Thursday 22 January 2009

Remixing via the body

Notes on remixing the exhibition; Past Performance.... , Blank Gallery, November 25th 2008.
I spent a day in situ with the exhibition looking for ways to integrate and respond to the work with a moving, body based vocabulary. I was struck by several diverse ideas; that of the pioneer spirit that first established America; a memory from all the cowboy films I'd seen of shoot outs and cowboys; how they get shot down but rise up in time for the next film; Lazarus like. Cowboys themselves as icons of America, and homelessness within a city in which real estate is maximum; how do the homeless find a comfortable , safe place to sleep in that city?, and from the film in the exhibition, an image of a man searching for matches in his pocket I became fascinated by the possibility of finding that which we loose; the parts of our bodies that we loose, the bits of life that pass by unnoticed, and the question of how, through movement, through tracking into the body, we might re- find these parts; these lost matches.

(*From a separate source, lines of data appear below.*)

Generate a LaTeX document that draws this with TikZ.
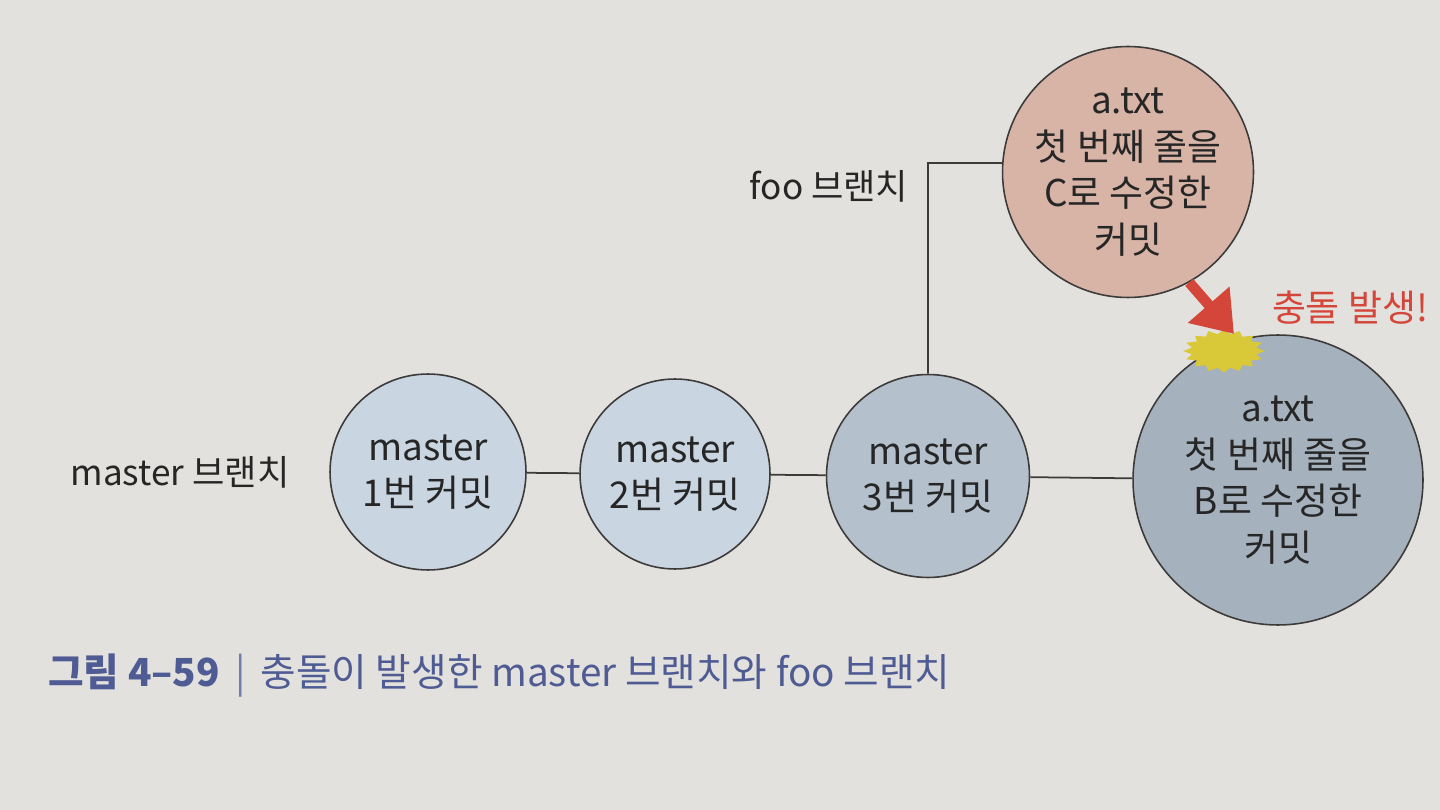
\documentclass[tikz,border=0pt]{standalone}
\usepackage{fontspec}
\setmainfont{Noto Sans CJK KR}
\usetikzlibrary{arrows.meta,shapes.geometric}
\definecolor{paper}{HTML}{E3E1DD}
\definecolor{commitblue}{HTML}{C9D5E0}
\definecolor{commitmid}{HTML}{B4C1CD}
\definecolor{commitdark}{HTML}{A5B1BC}
\definecolor{foopink}{HTML}{D8B4A7}
\definecolor{edgegray}{HTML}{3C3B3A}
\definecolor{alertred}{HTML}{D5463A}
\definecolor{burstyellow}{HTML}{D9C838}
\definecolor{captionblue}{HTML}{4F5C94}

\tikzset{
  commit/.style={circle, draw=edgegray, line width=0.9pt, align=center,
    text=black!85, font=\fontsize{21}{26.5}\selectfont, inner sep=0pt},
  branchlabel/.style={text=black!85, font=\fontsize{20}{24}\selectfont},
  link/.style={draw=edgegray, line width=1pt}
}

\begin{document}
\begin{tikzpicture}[x=0.02cm, y=-0.02cm]
        % fill background
        \fill [paper] (0, 0) rectangle (1440, 810);
        \useasboundingbox (0, 0) rectangle (1440, 810);

        % master commits
        \node [commit, fill=commitblue, minimum size=3.92cm] (m1) at (428, 472)
            {master\\1번 커밋};
        \node [commit, fill=commitblue, minimum size=3.8cm] (m2) at (675, 474)
            {master\\2번 커밋};
        \node [commit, fill=commitmid, minimum size=4.06cm] (m3) at (928, 476)
            {master\\3번 커밋};
        \node [commit, fill=commitdark, minimum size=5.8cm] (mB) at (1278, 480)
            {a.txt\\첫 번째 줄을\\B로 수정한\\커밋};

        % foo commit
        \node [commit, fill=foopink, minimum size=4.8cm] (fC) at (1128, 172)
            {a.txt\\첫 번째 줄을\\C로 수정한\\커밋};

        \draw [link] (m1) -- (m2);
        \draw [link] (m2) -- (m3);
        \draw [link] (m3) -- (mB);
        \draw [link] (m3.north) |- (fC.west |- 0, 163) -- (fC);

        \node [branchlabel] (mlabel) at (180, 472) {master 브랜치};
        \node [branchlabel] (flabel) at (829, 186) {foo 브랜치};

        % conflict
        \node [star, star points=16, star point ratio=1.25, fill=burstyellow,
            minimum size=0.86cm, inner sep=0pt, xscale=1.9, transform shape]
            (burst) at (1224, 351) {};
        \draw [alertred, line width=6pt,
            -{Triangle[width=30pt, length=22pt]}]
            (fC.-61) -- ([xshift=0.2cm, yshift=-0.1cm]burst.north);
        \node [text=alertred, font=\fontsize{21}{24}\selectfont]
            (conflict) at (1350, 308) {충돌 발생!};

        % caption
        \node [anchor=west, text=captionblue, font=\fontsize{22}{26}\selectfont]
            (caption) at (42, 676)
            {\textbf{그림 4–59} \,{\color{captionblue!80}|}\, 충돌이 발생한 master 브랜치와 foo 브랜치};
    \end{tikzpicture}
\end{document}
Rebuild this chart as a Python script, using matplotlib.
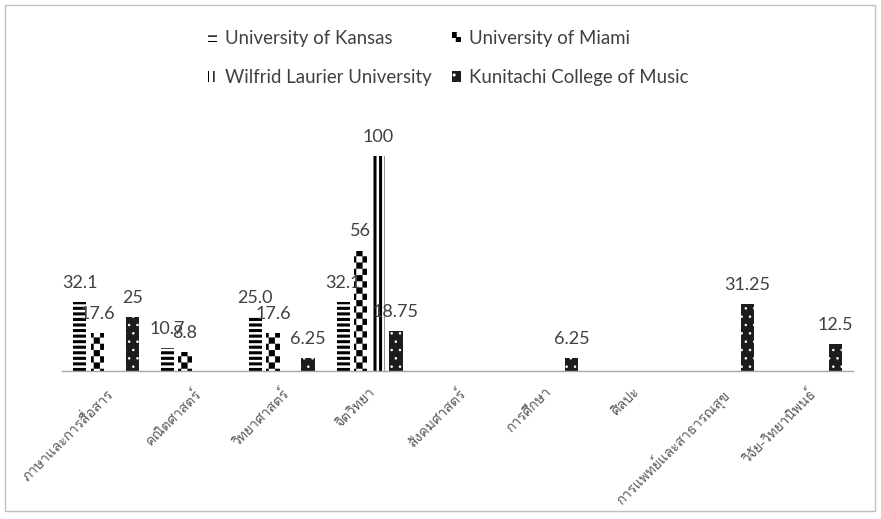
import warnings
import numpy as np
import matplotlib
matplotlib.use('Agg')
import matplotlib.pyplot as plt
from matplotlib import hatch as mhatch
from matplotlib import font_manager
from matplotlib.path import Path
from matplotlib.patches import Rectangle

warnings.filterwarnings('ignore', message='.*hatch must consist.*')

# data
categories = ['ภาษาและการสื่อสาร', 'คณิตศาสตร์', 'วิทยาศาสตร์', 'จิตวิทยา',
              'สังคมศาสตร์', 'การศึกษา', 'ศิลปะ', 'การแพทย์และสาธารณสุข',
              'วิจัย-วิทยานิพนธ์']
series = ['University of Kansas', 'University of Miami',
          'Wilfrid Laurier University', 'Kunitachi College of Music']
kansas = [32.1, 10.7, 25.0, 32.1, 0, 0, 0, 0, 0]
miami = [17.6, 8.8, 17.6, 56, 0, 0, 0, 0, 0]
laurier = [0, 0, 0, 100, 0, 0, 0, 0, 0]
kunitachi = [25, 0, 6.25, 18.75, 0, 6.25, 0, 31.25, 12.5]
label_fmt = ['{:.1f}', '{:g}', '{:g}', '{:g}']

CHECK_LW = 0.3


# checkerboard hatch, letter 'c'
class CheckerHatch(mhatch.HatchPatternBase):
    def __init__(self, hatch, density):
        self.num_rows = hatch.count('c') * 8
        n = self.num_rows
        self.num_vertices = (n * n // 2) * 5

    def set_vertices_and_codes(self, vertices, codes):
        n = self.num_rows
        step = 1.0 / n
        gap = CHECK_LW / 72.0 / 2
        k = 0
        for i in range(n):
            for j in range(n):
                if (i + j) % 2:
                    continue
                x0, x1 = i * step + gap, (i + 1) * step - gap
                y0, y1 = j * step + gap, (j + 1) * step - gap
                vertices[k:k + 5] = [[x0, y0], [x1, y0], [x1, y1], [x0, y1], [x0, y0]]
                codes[k:k + 5] = [Path.MOVETO, Path.LINETO, Path.LINETO,
                                  Path.LINETO, Path.CLOSEPOLY]
                k += 5


mhatch._hatch_types.append(CheckerHatch)


def find_thai_family():
    from fontTools.ttLib import TTFont
    for f in font_manager.fontManager.ttflist:
        try:
            tt = TTFont(f.fname, fontNumber=0, lazy=True)
            cmap = tt.getBestCmap()
            if cmap and 0x0E20 in cmap and 0x0E34 in cmap:
                return f.name
        except Exception:
            pass
    return None


thai = find_thai_family()
thai_fam = [thai, 'DejaVu Sans'] if thai else ['DejaVu Sans']

plt.rcParams['font.family'] = ['Lato', 'DejaVu Sans']

fig = plt.figure(figsize=(8.81, 5.19), dpi=100)
ax = fig.add_axes([62 / 881, 0.285, (853 - 62) / 881, 0.456])

x = np.arange(len(categories))
w = 0.15
styles = [
    dict(color='white', edgecolor='black', hatch='---', hlw=2.2),
    dict(color='white', edgecolor='black', hatch='cc', hlw=CHECK_LW),
    dict(color='white', edgecolor='black', hatch='|||', hlw=2.2),
    dict(color='#1c1c1c', edgecolor='white', hatch='..', hlw=0.6),
]
data = [kansas, miami, laurier, kunitachi]
handles = []
for i, (vals, st) in enumerate(zip(data, styles)):
    pos = x + (i - 1.5) * 0.2
    bars = ax.bar(pos, vals, w, color=st['color'], edgecolor=st['edgecolor'],
                  hatch=st['hatch'], linewidth=0, label=series[i])
    for p in bars:
        p.set_hatch_linewidth(st['hlw'])
    handles.append(bars)
    for xp, v in zip(pos, vals):
        if v > 0:
            ax.annotate(label_fmt[i].format(v), (xp, v), xytext=(0, 8),
                        textcoords='offset points', ha='center', va='bottom',
                        fontsize=13, color='#404040')

ax.set_xlim(-0.5, len(categories) - 0.5)
ax.set_ylim(0, 110)
ax.set_yticks([])
ax.set_xticks(x)
ax.set_xticklabels(categories, rotation=45, ha='right', rotation_mode='anchor',
                   fontsize=10, color='#595959', family=thai_fam)
ax.tick_params(axis='x', length=0, pad=11)
for s in ['top', 'right', 'left']:
    ax.spines[s].set_visible(False)
ax.spines['bottom'].set_color('#a6a6a6')
ax.spines['bottom'].set_linewidth(1)

# legend fills column by column, so order gives rows Kansas/Miami, Laurier/Kunitachi
order = [0, 2, 1, 3]
fig.legend(handles=[handles[k] for k in order], loc='upper left',
           bbox_to_anchor=(0.217, 0.975), ncol=2, frameon=False, fontsize=13.4,
           handlelength=0.5, handleheight=0.5, handletextpad=0.4,
           columnspacing=1.1, labelspacing=1.2, labelcolor='#404040')

# outer frame
fig.patches.append(Rectangle((5 / 881, 8 / 519), 870 / 881, 506 / 519,
                             transform=fig.transFigure, fill=False,
                             edgecolor='#bfbfbf', linewidth=1))

fig.savefig('out.png', dpi=100)
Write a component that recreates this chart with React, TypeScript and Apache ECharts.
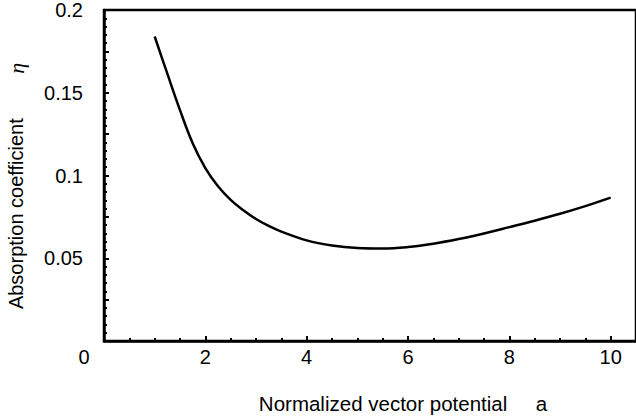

The film, text and sound installation that made up the exhibition conjured an image of the place but what struck me most were presence and abscense of the people who move, like ants through it, leaving only traces on Manhattan. Manhattan, an icon of modernity; the city is like a machine ( a monster) that is far more "important" than the individual lives passing through it, transcient ghosts who hardly scratch the surface of the concrete, brick, iron city,let alone challenge it's status and hierarchy enough to produce change.
My first response was to take a stick of charcol and draw outlines of my moving body on the blank gallery walls, then to trace around images from the film; creating shadow like pictures of where the body has been. Then I created a loop of movement instructions that would structure the improvisation. These were:
Cowboy stance, turn and draw.
Cowboy dying
Finding total fluidity within the body, following the body; tracking movement.
Sleeping on a chair ( homeless)
Standing in the corner under a drawing of a Dunces cap.
The challenge I set myself was that I was to be always in the present moment and if, I drifted into repetition,sleep, or habitual movement, I would "jump cut" -in the body, to one of the next instruction points. As the performance, which lasted an hour, progressed I became immersed in a kind of "wild animal " body, one that did not obey normal (tame) body convention but found unlived moments between set movement instructions - perhaps I found the matches. I travelled in my imagination to many parts of the space, my inner body and the city, absorbing the fumes and dirt; paying homage to the monster and returning empty.